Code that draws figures
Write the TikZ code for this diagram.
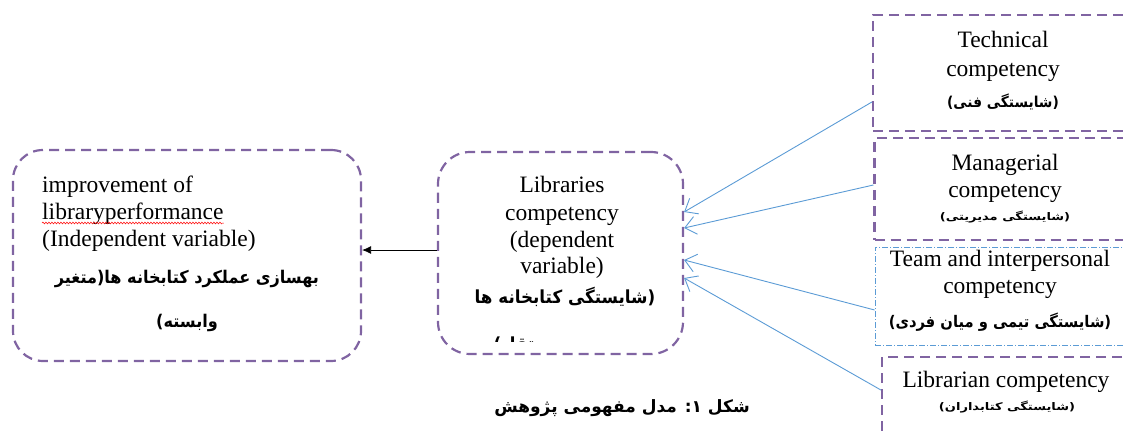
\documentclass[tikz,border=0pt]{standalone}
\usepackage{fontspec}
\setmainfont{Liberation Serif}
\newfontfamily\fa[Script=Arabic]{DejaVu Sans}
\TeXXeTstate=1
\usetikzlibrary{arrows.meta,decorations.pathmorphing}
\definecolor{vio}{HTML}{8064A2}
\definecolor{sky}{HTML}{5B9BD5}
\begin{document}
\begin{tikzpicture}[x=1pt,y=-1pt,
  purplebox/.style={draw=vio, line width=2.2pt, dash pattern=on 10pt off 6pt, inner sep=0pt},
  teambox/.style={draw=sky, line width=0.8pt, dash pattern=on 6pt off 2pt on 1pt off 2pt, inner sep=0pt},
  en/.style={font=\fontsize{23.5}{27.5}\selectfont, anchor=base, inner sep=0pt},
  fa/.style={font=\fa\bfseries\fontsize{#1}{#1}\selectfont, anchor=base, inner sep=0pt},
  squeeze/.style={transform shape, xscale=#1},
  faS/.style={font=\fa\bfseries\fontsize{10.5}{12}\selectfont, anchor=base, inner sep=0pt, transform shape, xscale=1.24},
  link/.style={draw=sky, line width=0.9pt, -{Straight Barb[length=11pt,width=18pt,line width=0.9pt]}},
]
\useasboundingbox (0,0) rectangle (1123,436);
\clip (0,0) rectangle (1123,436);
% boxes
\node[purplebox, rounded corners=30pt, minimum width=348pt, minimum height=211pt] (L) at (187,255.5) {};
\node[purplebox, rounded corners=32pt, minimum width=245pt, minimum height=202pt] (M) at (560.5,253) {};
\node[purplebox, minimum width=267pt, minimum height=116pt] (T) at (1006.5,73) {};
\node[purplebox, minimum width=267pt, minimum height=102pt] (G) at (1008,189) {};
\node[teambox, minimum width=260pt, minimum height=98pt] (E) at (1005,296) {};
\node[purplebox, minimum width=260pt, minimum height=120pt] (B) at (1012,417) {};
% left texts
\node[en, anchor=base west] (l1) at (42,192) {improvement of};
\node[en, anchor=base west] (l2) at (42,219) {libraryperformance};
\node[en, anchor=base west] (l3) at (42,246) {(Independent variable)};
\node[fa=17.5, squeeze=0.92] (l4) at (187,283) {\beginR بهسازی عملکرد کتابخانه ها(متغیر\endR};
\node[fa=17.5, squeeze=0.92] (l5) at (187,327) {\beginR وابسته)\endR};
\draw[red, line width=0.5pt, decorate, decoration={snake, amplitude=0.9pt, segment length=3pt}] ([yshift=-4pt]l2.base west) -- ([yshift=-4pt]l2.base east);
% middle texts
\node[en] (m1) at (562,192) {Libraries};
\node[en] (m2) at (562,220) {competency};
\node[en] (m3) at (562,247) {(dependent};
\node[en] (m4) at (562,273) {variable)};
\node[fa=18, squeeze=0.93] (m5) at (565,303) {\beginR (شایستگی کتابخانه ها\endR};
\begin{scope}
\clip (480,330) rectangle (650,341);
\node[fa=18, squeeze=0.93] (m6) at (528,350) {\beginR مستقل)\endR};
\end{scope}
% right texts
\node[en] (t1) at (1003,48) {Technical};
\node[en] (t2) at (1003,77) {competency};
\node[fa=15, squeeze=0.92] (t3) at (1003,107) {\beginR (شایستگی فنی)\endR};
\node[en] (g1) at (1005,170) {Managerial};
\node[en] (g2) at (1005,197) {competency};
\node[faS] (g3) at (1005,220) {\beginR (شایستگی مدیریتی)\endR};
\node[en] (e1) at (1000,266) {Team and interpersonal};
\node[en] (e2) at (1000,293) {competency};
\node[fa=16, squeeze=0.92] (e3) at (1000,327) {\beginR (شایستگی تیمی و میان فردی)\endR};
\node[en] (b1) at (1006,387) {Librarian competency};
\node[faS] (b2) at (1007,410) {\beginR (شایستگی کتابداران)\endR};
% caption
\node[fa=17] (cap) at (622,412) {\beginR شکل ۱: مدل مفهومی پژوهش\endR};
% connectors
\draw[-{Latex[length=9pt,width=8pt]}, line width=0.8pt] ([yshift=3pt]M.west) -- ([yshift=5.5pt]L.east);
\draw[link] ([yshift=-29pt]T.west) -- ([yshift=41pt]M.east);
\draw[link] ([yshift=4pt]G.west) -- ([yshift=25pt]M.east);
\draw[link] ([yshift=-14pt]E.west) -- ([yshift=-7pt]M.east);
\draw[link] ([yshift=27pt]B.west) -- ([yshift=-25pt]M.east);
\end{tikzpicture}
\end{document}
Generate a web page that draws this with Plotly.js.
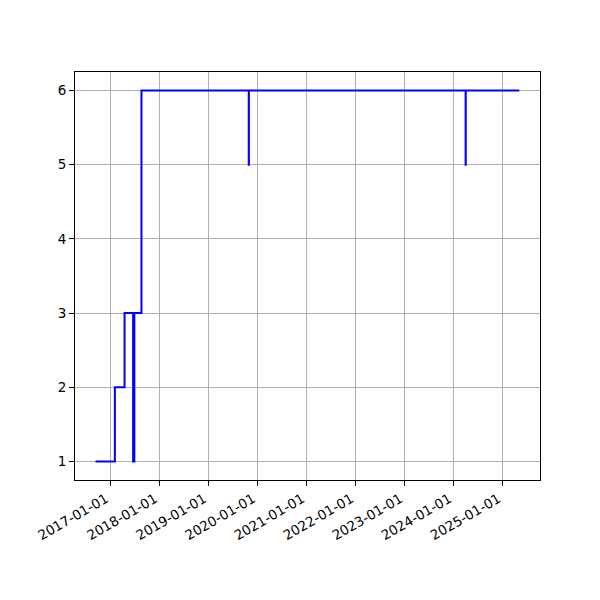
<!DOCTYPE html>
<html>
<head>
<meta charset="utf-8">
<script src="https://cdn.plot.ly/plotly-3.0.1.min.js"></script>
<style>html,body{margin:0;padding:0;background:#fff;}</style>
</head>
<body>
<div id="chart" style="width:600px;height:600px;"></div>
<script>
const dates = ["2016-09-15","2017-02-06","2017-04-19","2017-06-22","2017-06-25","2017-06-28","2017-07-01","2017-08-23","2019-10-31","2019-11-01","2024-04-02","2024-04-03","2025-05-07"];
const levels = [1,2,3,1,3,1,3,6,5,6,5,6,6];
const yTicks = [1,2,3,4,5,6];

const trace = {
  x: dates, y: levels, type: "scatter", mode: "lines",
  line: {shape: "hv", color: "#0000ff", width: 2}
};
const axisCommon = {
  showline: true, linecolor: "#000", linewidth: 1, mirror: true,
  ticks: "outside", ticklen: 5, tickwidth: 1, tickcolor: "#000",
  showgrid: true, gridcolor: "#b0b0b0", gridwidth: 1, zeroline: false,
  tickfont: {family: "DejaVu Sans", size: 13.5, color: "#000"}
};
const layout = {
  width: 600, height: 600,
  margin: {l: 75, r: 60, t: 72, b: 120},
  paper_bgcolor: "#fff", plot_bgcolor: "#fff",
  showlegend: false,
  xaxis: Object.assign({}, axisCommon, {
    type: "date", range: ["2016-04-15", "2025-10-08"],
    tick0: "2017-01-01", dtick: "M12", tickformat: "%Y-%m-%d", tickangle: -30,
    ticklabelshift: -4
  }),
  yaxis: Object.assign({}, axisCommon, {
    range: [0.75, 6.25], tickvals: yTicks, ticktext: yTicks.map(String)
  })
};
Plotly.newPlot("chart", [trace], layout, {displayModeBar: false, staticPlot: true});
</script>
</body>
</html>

Given problem
Would you set down the listing exactly, omitting pictures?

Solution below
Write the TikZ code for this diagram.
\documentclass[tikz,border=0pt]{standalone}
\usepackage{fontspec}
\setmainfont{Liberation Serif}
\newfontfamily\fa[Script=Arabic]{DejaVu Sans}
\TeXXeTstate=1
\usetikzlibrary{arrows.meta,decorations.pathmorphing}
\definecolor{vio}{HTML}{8064A2}
\definecolor{sky}{HTML}{5B9BD5}
\begin{document}
\begin{tikzpicture}[x=1pt,y=-1pt,
  purplebox/.style={draw=vio, line width=2.2pt, dash pattern=on 10pt off 6pt, inner sep=0pt},
  teambox/.style={draw=sky, line width=0.8pt, dash pattern=on 6pt off 2pt on 1pt off 2pt, inner sep=0pt},
  en/.style={font=\fontsize{23.5}{27.5}\selectfont, anchor=base, inner sep=0pt},
  fa/.style={font=\fa\bfseries\fontsize{#1}{#1}\selectfont, anchor=base, inner sep=0pt},
  squeeze/.style={transform shape, xscale=#1},
  faS/.style={font=\fa\bfseries\fontsize{10.5}{12}\selectfont, anchor=base, inner sep=0pt, transform shape, xscale=1.24},
  link/.style={draw=sky, line width=0.9pt, -{Straight Barb[length=11pt,width=18pt,line width=0.9pt]}},
]
\useasboundingbox (0,0) rectangle (1123,436);
\clip (0,0) rectangle (1123,436);
% boxes
\node[purplebox, rounded corners=30pt, minimum width=348pt, minimum height=211pt] (L) at (187,255.5) {};
\node[purplebox, rounded corners=32pt, minimum width=245pt, minimum height=202pt] (M) at (560.5,253) {};
\node[purplebox, minimum width=267pt, minimum height=116pt] (T) at (1006.5,73) {};
\node[purplebox, minimum width=267pt, minimum height=102pt] (G) at (1008,189) {};
\node[teambox, minimum width=260pt, minimum height=98pt] (E) at (1005,296) {};
\node[purplebox, minimum width=260pt, minimum height=120pt] (B) at (1012,417) {};
% left texts
\node[en, anchor=base west] (l1) at (42,192) {improvement of};
\node[en, anchor=base west] (l2) at (42,219) {libraryperformance};
\node[en, anchor=base west] (l3) at (42,246) {(Independent variable)};
\node[fa=17.5, squeeze=0.92] (l4) at (187,283) {\beginR بهسازی عملکرد کتابخانه ها(متغیر\endR};
\node[fa=17.5, squeeze=0.92] (l5) at (187,327) {\beginR وابسته)\endR};
\draw[red, line width=0.5pt, decorate, decoration={snake, amplitude=0.9pt, segment length=3pt}] ([yshift=-4pt]l2.base west) -- ([yshift=-4pt]l2.base east);
% middle texts
\node[en] (m1) at (562,192) {Libraries};
\node[en] (m2) at (562,220) {competency};
\node[en] (m3) at (562,247) {(dependent};
\node[en] (m4) at (562,273) {variable)};
\node[fa=18, squeeze=0.93] (m5) at (565,303) {\beginR (شایستگی کتابخانه ها\endR};
\begin{scope}
\clip (480,330) rectangle (650,341);
\node[fa=18, squeeze=0.93] (m6) at (528,350) {\beginR مستقل)\endR};
\end{scope}
% right texts
\node[en] (t1) at (1003,48) {Technical};
\node[en] (t2) at (1003,77) {competency};
\node[fa=15, squeeze=0.92] (t3) at (1003,107) {\beginR (شایستگی فنی)\endR};
\node[en] (g1) at (1005,170) {Managerial};
\node[en] (g2) at (1005,197) {competency};
\node[faS] (g3) at (1005,220) {\beginR (شایستگی مدیریتی)\endR};
\node[en] (e1) at (1000,266) {Team and interpersonal};
\node[en] (e2) at (1000,293) {competency};
\node[fa=16, squeeze=0.92] (e3) at (1000,327) {\beginR (شایستگی تیمی و میان فردی)\endR};
\node[en] (b1) at (1006,387) {Librarian competency};
\node[faS] (b2) at (1007,410) {\beginR (شایستگی کتابداران)\endR};
% caption
\node[fa=17] (cap) at (622,412) {\beginR شکل ۱: مدل مفهومی پژوهش\endR};
% connectors
\draw[-{Latex[length=9pt,width=8pt]}, line width=0.8pt] ([yshift=3pt]M.west) -- ([yshift=5.5pt]L.east);
\draw[link] ([yshift=-29pt]T.west) -- ([yshift=41pt]M.east);
\draw[link] ([yshift=4pt]G.west) -- ([yshift=25pt]M.east);
\draw[link] ([yshift=-14pt]E.west) -- ([yshift=-7pt]M.east);
\draw[link] ([yshift=27pt]B.west) -- ([yshift=-25pt]M.east);
\end{tikzpicture}
\end{document}
Generate a web page that draws this with Plotly.js.
<!DOCTYPE html>
<html>
<head>
<meta charset="utf-8">
<script src="https://cdn.plot.ly/plotly-3.0.1.min.js"></script>
<style>html,body{margin:0;padding:0;background:#fff;}</style>
</head>
<body>
<div id="chart" style="width:600px;height:600px;"></div>
<script>
const dates = ["2016-09-15","2017-02-06","2017-04-19","2017-06-22","2017-06-25","2017-06-28","2017-07-01","2017-08-23","2019-10-31","2019-11-01","2024-04-02","2024-04-03","2025-05-07"];
const levels = [1,2,3,1,3,1,3,6,5,6,5,6,6];
const yTicks = [1,2,3,4,5,6];

const trace = {
  x: dates, y: levels, type: "scatter", mode: "lines",
  line: {shape: "hv", color: "#0000ff", width: 2}
};
const axisCommon = {
  showline: true, linecolor: "#000", linewidth: 1, mirror: true,
  ticks: "outside", ticklen: 5, tickwidth: 1, tickcolor: "#000",
  showgrid: true, gridcolor: "#b0b0b0", gridwidth: 1, zeroline: false,
  tickfont: {family: "DejaVu Sans", size: 13.5, color: "#000"}
};
const layout = {
  width: 600, height: 600,
  margin: {l: 75, r: 60, t: 72, b: 120},
  paper_bgcolor: "#fff", plot_bgcolor: "#fff",
  showlegend: false,
  xaxis: Object.assign({}, axisCommon, {
    type: "date", range: ["2016-04-15", "2025-10-08"],
    tick0: "2017-01-01", dtick: "M12", tickformat: "%Y-%m-%d", tickangle: -30,
    ticklabelshift: -4
  }),
  yaxis: Object.assign({}, axisCommon, {
    range: [0.75, 6.25], tickvals: yTicks, ticktext: yTicks.map(String)
  })
};
Plotly.newPlot("chart", [trace], layout, {displayModeBar: false, staticPlot: true});
</script>
</body>
</html>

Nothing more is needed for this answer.